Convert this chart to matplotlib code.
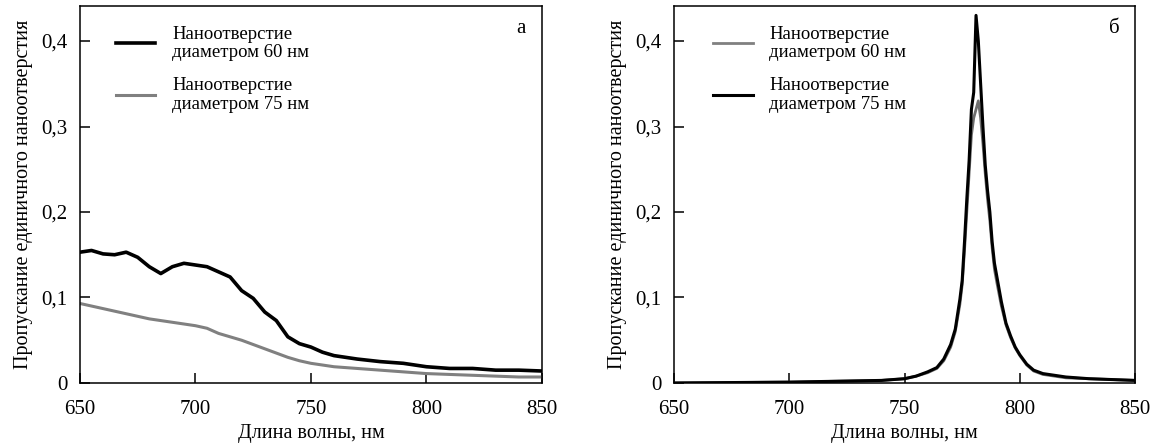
import matplotlib
matplotlib.use('Agg')
import matplotlib.pyplot as plt

plt.rcParams['font.family'] = ['Liberation Serif', 'DejaVu Serif']

# panel a: values
wl_a = [650, 655, 660, 665, 670, 675, 680, 685, 690, 695, 700, 705, 710, 715,
        720, 725, 730, 735, 740, 745, 750, 755, 760, 770, 780, 790, 800, 810,
        820, 830, 840, 850]
a_60 = [0.153, 0.155, 0.151, 0.150, 0.153, 0.147, 0.136, 0.128, 0.136, 0.140,
        0.138, 0.136, 0.130, 0.124, 0.108, 0.099, 0.083, 0.073, 0.054, 0.046,
        0.042, 0.036, 0.032, 0.028, 0.025, 0.023, 0.019, 0.017, 0.017, 0.015,
        0.015, 0.014]
a_75 = [0.093, 0.090, 0.087, 0.084, 0.081, 0.078, 0.075, 0.073, 0.071, 0.069,
        0.067, 0.064, 0.058, 0.054, 0.050, 0.045, 0.040, 0.035, 0.030, 0.026,
        0.023, 0.021, 0.019, 0.017, 0.015, 0.013, 0.011, 0.010, 0.009, 0.008,
        0.007, 0.007]

# panel b
wl_b = [650, 700, 720, 740, 750, 755, 760, 764, 767, 770, 772, 774, 775, 776,
        777, 778, 779, 780, 781, 782, 783, 784, 785, 786, 787, 788, 789, 790,
        792, 794, 796, 798, 800, 803, 806, 810, 815, 820, 830, 840, 850]
b_75 = [0.0, 0.001, 0.002, 0.003, 0.005, 0.008, 0.013, 0.018, 0.028, 0.045,
        0.063, 0.098, 0.12, 0.165, 0.215, 0.26, 0.32, 0.34, 0.43, 0.40, 0.35,
        0.30, 0.255, 0.225, 0.20, 0.165, 0.14, 0.125, 0.095, 0.07, 0.055,
        0.042, 0.033, 0.022, 0.015, 0.011, 0.009, 0.007, 0.005, 0.004, 0.003]
b_60 = [0.0, 0.001, 0.002, 0.003, 0.005, 0.008, 0.012, 0.017, 0.026, 0.042,
        0.060, 0.092, 0.115, 0.155, 0.20, 0.245, 0.29, 0.31, 0.32, 0.33, 0.31,
        0.28, 0.245, 0.215, 0.19, 0.158, 0.133, 0.118, 0.09, 0.068, 0.053,
        0.041, 0.032, 0.021, 0.014, 0.010, 0.008, 0.006, 0.005, 0.004, 0.003]

label_60 = 'Наноотверстие\nдиаметром 60 нм'
label_75 = 'Наноотверстие\nдиаметром 75 нм'
xticks = [650, 700, 750, 800, 850]
yticks = [0, 0.1, 0.2, 0.3, 0.4]
yticklabels = ['0', '0,1', '0,2', '0,3', '0,4']
grey = '#808080'

fig = plt.figure(figsize=(11.54, 4.46), dpi=100)
ax1 = fig.add_axes([0.0693, 0.1413, 0.4003, 0.8453])
ax2 = fig.add_axes([0.5841, 0.1413, 0.3995, 0.8453])

ax1.plot(wl_a, a_75, color=grey, lw=2.2, label=label_75)
ax1.plot(wl_a, a_60, color='black', lw=2.6, label=label_60)
h, l = ax1.get_legend_handles_labels()
leg1 = ax1.legend(h[::-1], l[::-1], loc='upper left', bbox_to_anchor=(0.078, 0.948),
                  frameon=False, fontsize=13.5, handlelength=2.1, handletextpad=0.9,
                  labelspacing=0.85, borderpad=0, borderaxespad=0)

ax2.plot(wl_b, b_60, color='#6e6e6e', lw=2.0, label=label_60)
ax2.plot(wl_b, b_75, color='black', lw=2.2, label=label_75)
leg2 = ax2.legend(loc='upper left', bbox_to_anchor=(0.085, 0.948),
                  frameon=False, fontsize=13.5, handlelength=2.1, handletextpad=0.9,
                  labelspacing=0.85, borderpad=0, borderaxespad=0)
leg2.get_lines()[0].set_color(grey)

for leg in (leg1, leg2):
    for t in leg.get_texts():
        t.set_linespacing(1.12)

for ax, letter in [(ax1, 'а'), (ax2, 'б')]:
    ax.set_xlim(650, 850)
    ax.set_ylim(0, 0.441)
    ax.set_xticks(xticks)
    ax.set_yticks(yticks)
    ax.set_yticklabels(yticklabels)
    ax.tick_params(direction='in', length=7, width=1.1, labelsize=15,
                   top=False, right=False)
    ax.tick_params(axis='x', pad=12)
    ax.tick_params(axis='y', pad=9)
    for s in ax.spines.values():
        s.set_linewidth(1.1)
    ax.set_xlabel('Длина волны, нм', fontsize=14.5, labelpad=4)
    ax.set_ylabel('Пропускание единичного наноотверстия', fontsize=14.5, labelpad=6)
    ax.text(0.955, 0.94, letter, transform=ax.transAxes, fontsize=15,
            ha='center', va='center')

fig.savefig('out.png', dpi=100)
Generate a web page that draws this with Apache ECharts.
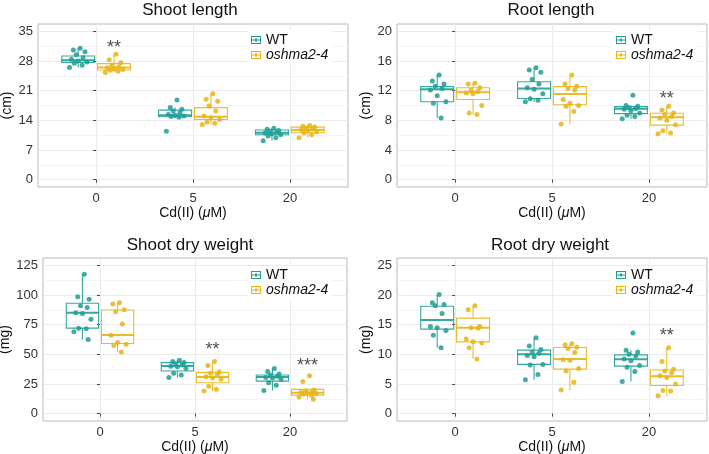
<!DOCTYPE html>
<html>
<head>
<meta charset="utf-8">
<script src="https://cdn.jsdelivr.net/npm/echarts@6/dist/echarts.min.js"></script>
<style>
  html, body { margin: 0; padding: 0; background: #fff; }
  #chart { width: 709px; height: 454px; }
</style>
</head>
<body>
<div id="chart"></div>
<script>
const doses = ['0', '5', '20'];

// Shoot length (cm)
const shootLenTicks = [0, 7, 14, 21, 28, 35];
const shootLenWT = [
  [31.0, 30.6, 30.2, 29.5, 28.8, 28.4, 28.0, 27.8, 27.5, 27.0, 26.5],
  [18.8, 17.0, 16.6, 16.2, 15.8, 15.4, 15.2, 15.0, 14.9, 14.7, 11.4],
  [12.1, 11.9, 11.6, 11.4, 11.2, 11.0, 10.8, 10.6, 10.3, 9.9, 9.2]
];
const shootLenMut = [
  [29.6, 28.3, 27.6, 27.0, 26.6, 26.4, 26.2, 26.0, 25.8, 25.6, 25.3],
  [20.3, 19.0, 18.5, 17.4, 16.2, 15.0, 14.6, 14.2, 13.6, 13.3, 13.0],
  [12.8, 12.6, 12.4, 12.2, 12.0, 11.8, 11.6, 11.3, 11.0, 10.6, 9.9]
];
// [lower whisker, Q1, median, Q3, upper whisker]
const shootLenWTBox = [[26.5, 27.65, 28.2, 29.2, 31.0], [14.5, 14.85, 15.2, 16.4, 17.0], [9.2, 10.6, 11.05, 11.7, 12.1]];
const shootLenMutBox = [[25.3, 25.9, 26.5, 27.4, 29.6], [13.0, 14.2, 14.85, 17.0, 20.3], [9.9, 11.05, 11.7, 12.4, 12.8]];
const shootLenStars = [[0, 32.0, '**']];

// Root length (cm)
const rootLenTicks = [0, 4, 8, 12, 16, 20];
const rootLenWT = [
  [14.1, 13.3, 12.9, 12.6, 12.3, 12.1, 11.3, 10.5, 10.3, 8.3],
  [15.1, 14.8, 14.5, 13.5, 12.9, 12.4, 12.2, 11.6, 10.9, 10.7, 10.5],
  [11.4, 10.0, 9.9, 9.7, 9.6, 9.5, 9.3, 9.0, 8.7, 8.5, 8.2]
];
const rootLenMut = [
  [13.0, 12.9, 12.4, 12.1, 11.9, 11.7, 11.6, 10.0, 9.0, 8.8],
  [14.1, 12.9, 12.6, 12.3, 12.1, 10.8, 10.3, 10.0, 9.9, 9.2, 7.5],
  [9.9, 9.4, 9.0, 8.8, 8.5, 8.3, 8.0, 7.4, 6.6, 6.3, 6.2]
];
const rootLenWTBox = [[8.3, 10.5, 12.2, 12.55, 14.1], [10.5, 10.95, 12.3, 13.2, 15.1], [8.2, 8.9, 9.55, 9.85, 10.0]];
const rootLenMutBox = [[8.8, 10.8, 11.8, 12.4, 13.0], [7.5, 10.1, 11.55, 12.55, 14.1], [6.2, 7.35, 8.4, 8.95, 9.9]];
const rootLenStars = [[2, 11.4, '**']];

// Shoot dry weight (mg)
const shootDwTicks = [0, 25, 50, 75, 100, 125];
const shootDwWT = [
  [117.5, 98.5, 96.5, 91, 89.5, 85, 84.5, 79.5, 72, 71.5, 69, 62.5],
  [45, 44, 43, 42, 41, 40, 39.5, 38, 34, 32.5, 30.5],
  [38, 35.5, 33.5, 32.5, 31.5, 30.5, 30, 29, 26, 24, 19.5]
];
const shootDwMut = [
  [93.5, 92.5, 87.5, 86, 75.5, 66, 60, 58.5, 57.5, 52],
  [44, 40.5, 35, 34, 33, 31, 30, 29, 23, 20.5, 19],
  [32, 27, 20, 19, 18.5, 18, 17.5, 17, 16.5, 15.5, 14, 12]
];
const shootDwWTBox = [[62.5, 72.1, 85.1, 93.1, 117.5], [30.5, 35.9, 40.2, 43.0, 45], [19.5, 27.4, 30.8, 32.5, 38]];
const shootDwMutBox = [[52, 59.1, 66.2, 87.4, 93.5], [19, 26.0, 30.8, 34.8, 44], [12, 15.6, 17.6, 20.4, 20.5]];
const shootDwStars = [[1, 57, '**'], [2, 43.5, '***']];

// Root dry weight (mg)
const rootDwTicks = [0, 5, 10, 15, 20, 25];
const rootDwWT = [
  [20.1, 18.7, 18.4, 18.2, 16.9, 14.7, 14.5, 14.0, 13.2, 11.1],
  [12.8, 11.4, 10.8, 10.4, 10.2, 9.8, 9.6, 8.3, 8.2, 6.6, 5.7],
  [13.6, 10.7, 10.4, 10.0, 9.7, 9.2, 8.9, 8.1, 7.8, 7.1, 5.4]
];
const rootDwMut = [
  [18.2, 17.5, 14.7, 14.5, 14.4, 12.6, 12.1, 11.9, 11.1, 9.2],
  [11.8, 11.6, 11.2, 11.0, 10.3, 9.1, 9.0, 7.6, 7.2, 5.3, 4.0],
  [11.1, 8.8, 7.5, 7.2, 6.9, 6.4, 6.1, 5.0, 3.9, 3.8, 3.0]
];
const rootDwWTBox = [[11.1, 14.25, 15.8, 18.1, 20.1], [5.7, 8.3, 10.0, 10.7, 12.8], [5.4, 8.0, 9.15, 9.9, 10.7]];
const rootDwMutBox = [[9.2, 12.1, 14.5, 16.1, 18.2], [4.0, 7.5, 9.2, 11.15, 11.8], [3.0, 4.75, 6.3, 7.35, 11.1]];
const rootDwStars = [[2, 13.75, '**']];

const TEAL = '#1f9e95';
const GOLD = '#e8b515';
const FONT = '"Liberation Sans", Arial, Helvetica, sans-serif';
const DODGE = 0.185;
const HALF = 0.17;
// horizontal jitter of the dots (fixed, only for placement)
const jitter = [0.02, -0.05, 0.07, -0.02, 0.05, -0.07, 0.0, 0.09, -0.04, 0.04, -0.09, 0.06];

const panels = [
  { title: 'Shoot length', unit: '(cm)', ticks: shootLenTicks, wt: shootLenWT, mut: shootLenMut,
    wtBox: shootLenWTBox, mutBox: shootLenMutBox, stars: shootLenStars,
    grid: { left: 38, top: 24, width: 310, height: 163 }, titleX: 190, titleTop: 2, yGap: 20, legendLeft: 248, legendTop: 31 },
  { title: 'Root length', unit: '(cm)', ticks: rootLenTicks, wt: rootLenWT, mut: rootLenMut,
    wtBox: rootLenWTBox, mutBox: rootLenMutBox, stars: rootLenStars,
    grid: { left: 397, top: 24, width: 310, height: 163 }, titleX: 551, titleTop: 2, yGap: 20, legendLeft: 613, legendTop: 31 },
  { title: 'Shoot dry weight', unit: '(mg)', ticks: shootDwTicks, wt: shootDwWT, mut: shootDwMut,
    wtBox: shootDwWTBox, mutBox: shootDwMutBox, stars: shootDwStars,
    grid: { left: 43, top: 258, width: 304, height: 163 }, titleX: 190, titleTop: 237, yGap: 24, legendLeft: 248, legendTop: 266 },
  { title: 'Root dry weight', unit: '(mg)', ticks: rootDwTicks, wt: rootDwWT, mut: rootDwMut,
    wtBox: rootDwWTBox, mutBox: rootDwMutBox, stars: rootDwStars,
    grid: { left: 397, top: 258, width: 310, height: 163 }, titleX: 550, titleTop: 237, yGap: 20, legendLeft: 613, legendTop: 266 }
];

const boxRender = (offset, color) => (params, api) => {
  const x = api.value(0) + offset;
  const lo = api.coord([x, api.value(1)]);
  const q1 = api.coord([x, api.value(2)]);
  const md = api.coord([x, api.value(3)]);
  const q3 = api.coord([x, api.value(4)]);
  const hi = api.coord([x, api.value(5)]);
  const hw = api.size([HALF, 0])[0];
  const cx = lo[0];
  const line = { stroke: color, lineWidth: 1.1, opacity: 0.9 };
  return {
    type: 'group',
    children: [
      { type: 'line', shape: { x1: cx, y1: hi[1], x2: cx, y2: q3[1] }, style: line },
      { type: 'line', shape: { x1: cx, y1: q1[1], x2: cx, y2: lo[1] }, style: line },
      { type: 'rect', shape: { x: cx - hw, y: q3[1], width: 2 * hw, height: q1[1] - q3[1] },
        style: { fill: 'rgba(255,255,255,0)', stroke: color, lineWidth: 1.1, opacity: 0.9 } },
      { type: 'line', shape: { x1: cx - hw, y1: md[1], x2: cx + hw, y2: md[1] }, style: { stroke: color, lineWidth: 2, opacity: 0.9 } }
    ]
  };
};

const pointsOf = (groups, offset) => {
  const out = [];
  groups.forEach((vals, i) => {
    vals.forEach((v, j) => out.push([i + offset + jitter[j % jitter.length], v]));
  });
  return out;
};

const option = {
  animation: false,
  title: [], grid: [], xAxis: [], yAxis: [], legend: [], series: []
};

const legendIcon = 'path://M0,0H10V8H0Z M1,1V7H9V1Z M1,3.5H9V4.5H1Z M4,2.5H6V5.5H4Z';

panels.forEach((p, k) => {
  const t = p.ticks;
  const step = t[1] - t[0];
  const pad = (t[t.length - 1] - t[0]) * 0.05;
  const minor = t.slice(0, -1).map(v => v + step / 2);

  option.title.push({
    text: p.title, left: p.titleX, top: p.titleTop, textAlign: 'center', padding: 0,
    textStyle: { fontFamily: FONT, fontSize: 17, fontWeight: 'normal', color: '#111' }
  });
  option.grid.push(Object.assign({ show: true, borderColor: '#b9b9b9', borderWidth: 1, backgroundColor: '#fff', outerBoundsMode: 'none' }, p.grid));
  option.xAxis.push({
    type: 'value', gridIndex: k, min: -0.6, max: 2.6,
    name: 'Cd(II) ({i|μ}M)', nameLocation: 'middle', nameGap: 18,
    nameTextStyle: { fontFamily: FONT, fontSize: 14, color: '#111', rich: { i: { fontFamily: FONT, fontSize: 14, fontStyle: 'italic', color: '#111' } } },
    axisLine: { show: false },
    axisTick: { show: true, length: 3, customValues: [0, 1, 2], lineStyle: { color: '#444' } },
    axisLabel: { customValues: [0, 1, 2], formatter: v => doses[Math.round(v)], fontFamily: FONT, fontSize: 13, color: '#333', margin: 5 },
    splitLine: { show: true, lineStyle: { color: '#ebebeb', width: 1 } }
  });
  option.yAxis.push({
    type: 'value', gridIndex: k, min: t[0] - pad, max: t[t.length - 1] + pad,
    name: p.unit, nameLocation: 'middle', nameRotate: 90, nameGap: p.yGap,
    nameTextStyle: { fontFamily: FONT, fontSize: 14, color: '#111' },
    axisLine: { show: false },
    axisTick: { show: true, length: 3, customValues: t, lineStyle: { color: '#444' } },
    axisLabel: { customValues: t, fontFamily: FONT, fontSize: 13, color: '#333', margin: 5 },
    splitLine: { show: true, lineStyle: { color: '#ebebeb', width: 1 } }
  });
  option.yAxis.push({
    type: 'value', gridIndex: k, min: t[0] - pad, max: t[t.length - 1] + pad, position: 'left',
    axisLine: { show: false },
    axisTick: { show: false, customValues: minor },
    axisLabel: { show: false, customValues: minor },
    splitLine: { show: true, lineStyle: { color: '#f4f4f4', width: 1 } }
  });
  option.legend.push({
    orient: 'vertical', left: p.legendLeft, top: p.legendTop,
    backgroundColor: '#fff', padding: [2, 4, 2, 3], itemGap: 1,
    itemWidth: 10, itemHeight: 9, icon: legendIcon,
    selectedMode: false,
    formatter: name => name === 'WT' ? name : '{i|' + name + '}',
    textStyle: { fontFamily: FONT, fontSize: 14, color: '#111', lineHeight: 13,
      rich: { i: { fontFamily: FONT, fontSize: 14, fontStyle: 'italic', color: '#111', lineHeight: 13 } } },
    data: [
      { name: 'WT', itemStyle: { color: TEAL } },
      { name: 'oshma2-4', itemStyle: { color: GOLD } }
    ]
  });

  const axes = { xAxisIndex: k, yAxisIndex: 2 * k };
  [[p.wtBox, -DODGE, TEAL, 'WT'], [p.mutBox, DODGE, GOLD, 'oshma2-4']].forEach(([boxes, off, color, name]) => {
    option.series.push(Object.assign({
      type: 'custom', name, silent: true, z: 2,
      renderItem: boxRender(off, color),
      encode: { x: 0, y: [1, 2, 3, 4, 5] },
      itemStyle: { color },
      data: boxes.map((b, i) => [i].concat(b))
    }, axes));
  });
  [[p.wt, -DODGE, TEAL, 'WT'], [p.mut, DODGE, GOLD, 'oshma2-4']].forEach(([groups, off, color, name]) => {
    option.series.push(Object.assign({
      type: 'scatter', name, silent: true, z: 3,
      symbolSize: 5,
      itemStyle: { color, opacity: 0.85 },
      data: pointsOf(groups, off)
    }, axes));
  });
  option.series.push(Object.assign({
    type: 'scatter', silent: true, z: 4,
    symbolSize: 0,
    itemStyle: { color: 'transparent' },
    label: { show: true, position: 'inside', formatter: q => q.value[2], fontFamily: FONT, fontSize: 18, color: '#222', offset: [0, 4] },
    data: p.stars.map(s => [s[0] + DODGE, s[1], s[2]])
  }, axes));
});

const chart = echarts.init(document.getElementById('chart'));
chart.setOption(option);
</script>
</body>
</html>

(AIM): Give back exactly the lines from the first line of the data through the line with "plt.rcParams['font.family'] = ['Liberation", pictures excluded.

(WRITTEN RESPONSE):
Convert this chart to matplotlib code.
import matplotlib
matplotlib.use('Agg')
import matplotlib.pyplot as plt

plt.rcParams['font.family'] = ['Liberation Serif', 'DejaVu Serif']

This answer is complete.